Monday, November 9, 2015

Agape


Has you experienced a huge need for things you've always taken for granted?

One of the top things in my "took for granted" list is fellowship in my church back home. The deep things of God addressing the deep needs of my soul kind of conversations. I have a handful of friends I enjoy fellowshipping with here in Vancouver. Yet, nothing comes close to those raps, after service meals, surprise birthday parties, family camps, coffees with friends, etc.., etc...

I have been attending a bible study since September. The group is a nice mix of age groups including 5 university students. As for me, I get along better with people my age or older. I have trouble mixing with people younger than me because I cant seem to enjoy a nice meaningful conversation with young adults.

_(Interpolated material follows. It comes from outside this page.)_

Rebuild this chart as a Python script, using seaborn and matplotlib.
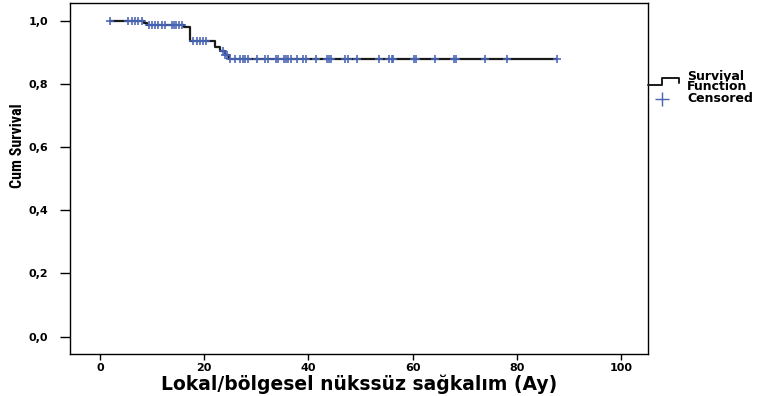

The leader of my group is young and the apprenticing couple is also very young. Coming from a background of solid Bible teaching, its hard to deal with messages and conversations that don't draw out the deep things. So, I sit there questioning and judging and wondering about what people are saying. Many times, in the course of the study, God's showing me how He has no trouble meeting people where they are at in their walk with Him. We are all at different points in our journey after all. 

One evening, before leaving for the study, I sat down to pray. As I was asking God to prepare my heart for the study I felt God impressing on my heart to stay quiet, to not say anything at the study. He was asking me to just be quiet and that was going to minister grace to the group. I knew what God was asking me to do and planned to do it His way.

At the study, people began sharing what they thought God was showing them. These university kids were sharing things that did not make sense to me and right then a great need to speak was surging within me. In my head I knew this was good stuff and the group would greatly benefit from. So at the next opportunity, I shared my thoughts. The moment I finished saying everything I wanted to say, I felt God's rebuke. His Spirit was showing me that I may have very good content but I wasn't sharing from a place of agape love. My behavior was not Spirit led or Spirit controlled. But I thought I shared a very fantastic thought... I was not comfortable and in response to the Lord's beckoning, I entered a time of prayer. God showed me I wasn't Spirit led or Spirit controlled. I wasn't acting very different from Nadab and Abihu who acted out of God's will and timing.

I catch myself acting like them all the time. When Christianity becomes a process and the love of Christ is not constraining me, I'm just a clashing gong...a noisy person.

I prayed "Lord, how I want a heart that's rooted in Jesus, radiating His love, mercy and grace at all times and with everyone...not age specific grace, not race specific or denominationally different but greater grace....because that's what I receive from You every moment."